Au début de mon aventure, nous étions tellement peu, la démarche suscitait plutôt de l’incompréhension. J’ai senti une bascule de l’opinion à un moment donné, la sortie du livre de Béa Jonhson y est pour quelque chose. C’est vrai que maintenant il y a même un engouement. Des groupes locaux de l’association Zéro Waste, se multiplient, ainsi que des boutiques spécialisées dans la vente en vrac. De nouveaux modèles surgissent, comme les ressourceries, les compost partagés. Les AMAP ont beaucoup de succès et on constate une vraie dynamique. De plus en plus de personnes veulent prendre en compte la question écologique dans leur mode de consommation. De plus, stocker l’alimentation en bocaux, fabriquer des sacs à vrac dans de beaux tissus de récupération, tout cela a un coté esthétique qui attire beaucoup de jeunes. Acheter de seconde-main, faire soi-même quelque produits ménagers, quelques produits cosmétiques, des recettes de cuisine, tout cela a l’avantage d’être économique.
Quels conseils donnerais-tu à une personne qui souhaite se lancer ?

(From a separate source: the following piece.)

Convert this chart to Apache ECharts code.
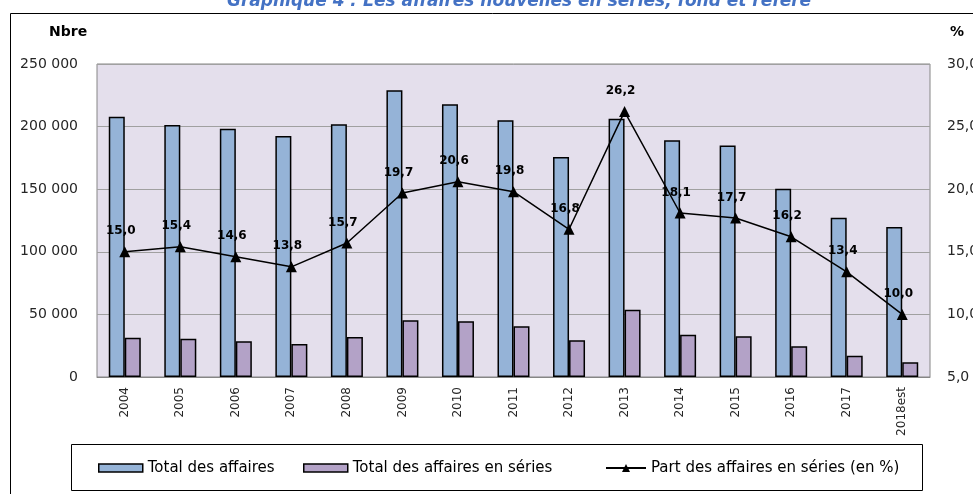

C’est une question que l’on me pose très souvent. Je recommande ce mode de vie qui est très gratifiant. Ce sont des nouvelles habitudes à mettre en place. Je conseille d’avancer pas à pas, tout en respectant sa propre capacité d’adaptation, pour que les nouvelles habitudes s’ancrent tranquillement et durablement dans son quotidien. Par exemple, j’ai changé simultanément de produit vaisselle et de dentifrice. Le produit vaisselle ne me convenait pas du tout, je l’avais fait en suivant une recette. Je craignais que mon dentifrice fait maison soit inefficace. Je ne pouvais pas rajouter un autre nouveau geste, pendant trois semaines, le temps que je m’habitue. D’après l’’association Zéro Waste, trois actions permettent de réduire ses déchets : acheter en vrac, composter et éviter d’acheter neuf. C’est une démarche à mettre en place en tenant compte de ses spécificités personnelles.